Jangan berjabat tangan setelah sholat 5 waktu, karena Rasulullah tidak melakukannya.
Bid’ah dalam Berjabat Tangan
Mengucapkan salam dan berjabat tangan kepada sesama Muslim adalah perkara yang terpuji dan disukai dalam Islam. Dengan perbuatan ini hati kaum Muslimin dapat saling bersatu dan berkasih sayang di antara mereka. Namun apa yang terjadi jika perbuatan terpuji ini dilakukan tidak pada tempat yang semestinya? Tidak ada kebaikan yang didapat bahkan pelanggaran syariatlah yang terjadi.
Kita tidak mengetahui dari salah seorang sahabat pun atau Salafush Shalih Radhiyallahu Anhum bahwa apabila mereka selesai dari shalat menoleh ke kanan dan ke kiri untuk menjabat tangan orang di sekitarnya agar diberkahi sesudah shalat.
Seandainya salah seorang dari mereka melakukan hal itu, sungguh akan dinukilkan bagi kita meskipun dengan sanad yang lemah dan ulama akan menyampaikan kepada kita karena mereka terjun di semua lautan lalu menyelam ke bagian yang terdalam dan menngeluarkan hukum-hukum darinya. Mereka tidak mungkin menyepelekan sunnah Qauliyyah, Fi’liyyah, Taqririyyah atau sifat (sabda, perbuatan, persetujuan atau sifat Rasulullah Shalallahu Alaihi Wa Sallam ) [ Tamam Al Kalaam fi Bid’ah Al Mushafahah Ba’da As Salaam hal. 24 - 25 dan Al Masjid fi Al Islam, hal. 225 ]
Kebaikan seluruhnya dalam mengikuti Rasul Rasulullah Shalallahu Alaihi Wa Sallam (Fatawa Al Izzi Bin Abdus Salam hal. 46 – 47 dan lihat Al Majmu’ 3/488)
Syaikh Al Albani berkata dalam As Silsilah As Shahihah 1/23 : “Adapun jabat tangan setelah shalat adalah bid’ah yang tidak ada keraguan padanya, kecuali antara dua orang yang belum bersua sebelumnya. Maka hal itu adalah sunnah.”

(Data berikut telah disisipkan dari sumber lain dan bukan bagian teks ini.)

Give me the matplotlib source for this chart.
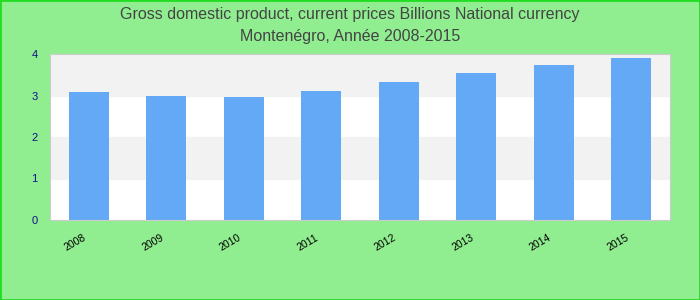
import matplotlib.pyplot as plt
from matplotlib.patches import Rectangle
from matplotlib.transforms import ScaledTranslation

years = ['2008', '2009', '2010', '2011', '2012', '2013', '2014', '2015']
gdp = [3.08, 2.99, 2.96, 3.11, 3.33, 3.54, 3.73, 3.90]
yticks = [0, 1, 2, 3, 4]

fig = plt.figure(figsize=(7, 3), dpi=100, facecolor='#90ee90')
fig.patches.append(Rectangle((0, 0), 1, 1, transform=fig.transFigure, fill=False,
                             edgecolor='#22dd22', linewidth=2))
ax = fig.add_axes([50 / 700, 1 - 220 / 300, 620 / 700, 166 / 300])
ax.set_facecolor('white')

# alternating bands
for i in range(len(yticks) - 1):
    if i % 2 == 1:
        ax.axhspan(yticks[i], yticks[i + 1], color='#f2f2f2', zorder=0)

x = range(len(years))
ax.bar(x, gdp, 0.52, color='#63a9f5', zorder=2)
ax.set_xlim(-0.5, len(years) - 0.5)
ax.set_ylim(0, 4)
ax.set_yticks(yticks)
ax.set_xticks(list(x))
ax.set_xticklabels(years, rotation=30, fontsize=7.5, family='Liberation Sans',
                   ha='right', rotation_mode='anchor')
ax.tick_params(axis='y', length=0, pad=9, labelcolor='#10108a', labelsize=8)
ax.tick_params(axis='x', length=0, pad=9)
shift = ScaledTranslation(-6 / 100, 0, fig.dpi_scale_trans)
for lab in ax.get_xticklabels():
    lab.set_transform(lab.get_transform() + shift)
for lab in ax.get_yticklabels():
    lab.set_family('Liberation Sans')
for s in ax.spines.values():
    s.set_color('#cccccc')

fig.text(0.5, 1 - 14 / 300, 'Gross domestic product, current prices Billions National currency',
         ha='center', va='center', fontsize=11.5, color='#444444', family='Liberation Sans')
fig.text(0.5, 1 - 37 / 300, 'Montenégro, Année 2008-2015',
         ha='center', va='center', fontsize=11.5, color='#444444', family='Liberation Sans')

fig.savefig('out.png', facecolor=fig.get_facecolor())
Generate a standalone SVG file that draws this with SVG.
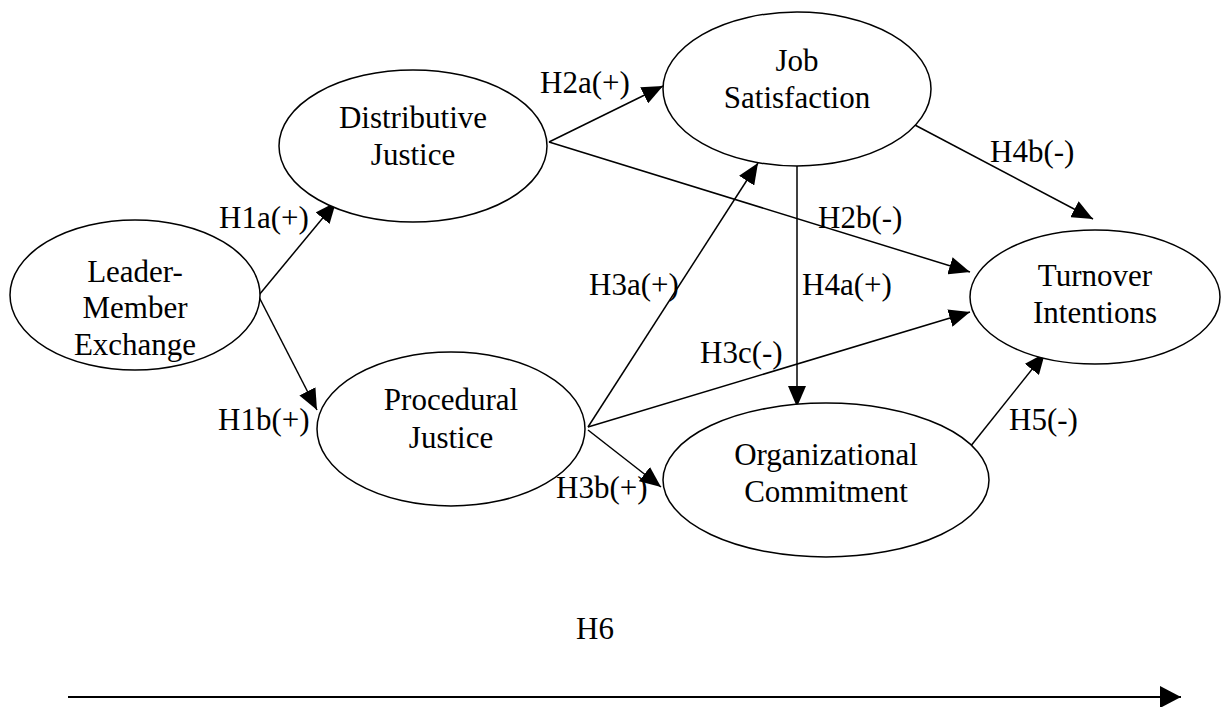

Al Luknawi berkata setelah menyebutkan silang pendapat tentang jabat tangan setelah shalat : “Di antara yang melarang perbuatan itu adalah Ibnu Hajar Al Haitami As Syafi’i, Quthbuddin Bin ‘Ala’ddin Al Makki Al Hanafi dan Fadlil Ar Rumi dalam Majalis Al Abrar menggolongkannya termasuk dari bid’ah yang jelek, ketika beliau berkata : “Berjabat tangan adalah baik saat brtemu. Adapun selain saat bertemu misalnya keadaan setelah shalat Jum’at dan dua hari raya sebagaimana kebiasaan di zaman kita adalah perbuataan tanpa landasan hadits dan dalil !” Padahal telah diuraikan pada tempatnya bahwa tidak ada dalil berarti tertolak dan tidak boleh taqlid padanya (sumber yang sama dan Ad Dienul Al Khalish 4/314, Al Madkhal 2/84, dan As Sunan wa Al Mubtada’at hal. 72 dan 87)
Beliau juga berkata : “Sesungguhnya ahli fikih dari kelompok Hanafiyyah, Syafi’iyyah dan Malikiyyah menyatakan dengan tegas tentang makruh dan bid’ahnya. Beliau berkata dalam Al Multaqath : “Makruh (tidak disukai) jabat tangan setelah shalat dalam segala hal karena Shahabat tidak saling berjabat tangan setelah shalat dan bahwasannya perbuatan itu termasuk kebiasaan-kebiasaan Rafidhah. Ibnu Hajar, seorang ulama Syafi’iyyah berkata : “Apa yang dikerjakan oleh manusia berupa jabat tangan setelah shalat lima waktu adalah perkara yang dibenci, tidak ada asalnya dalam syariat.”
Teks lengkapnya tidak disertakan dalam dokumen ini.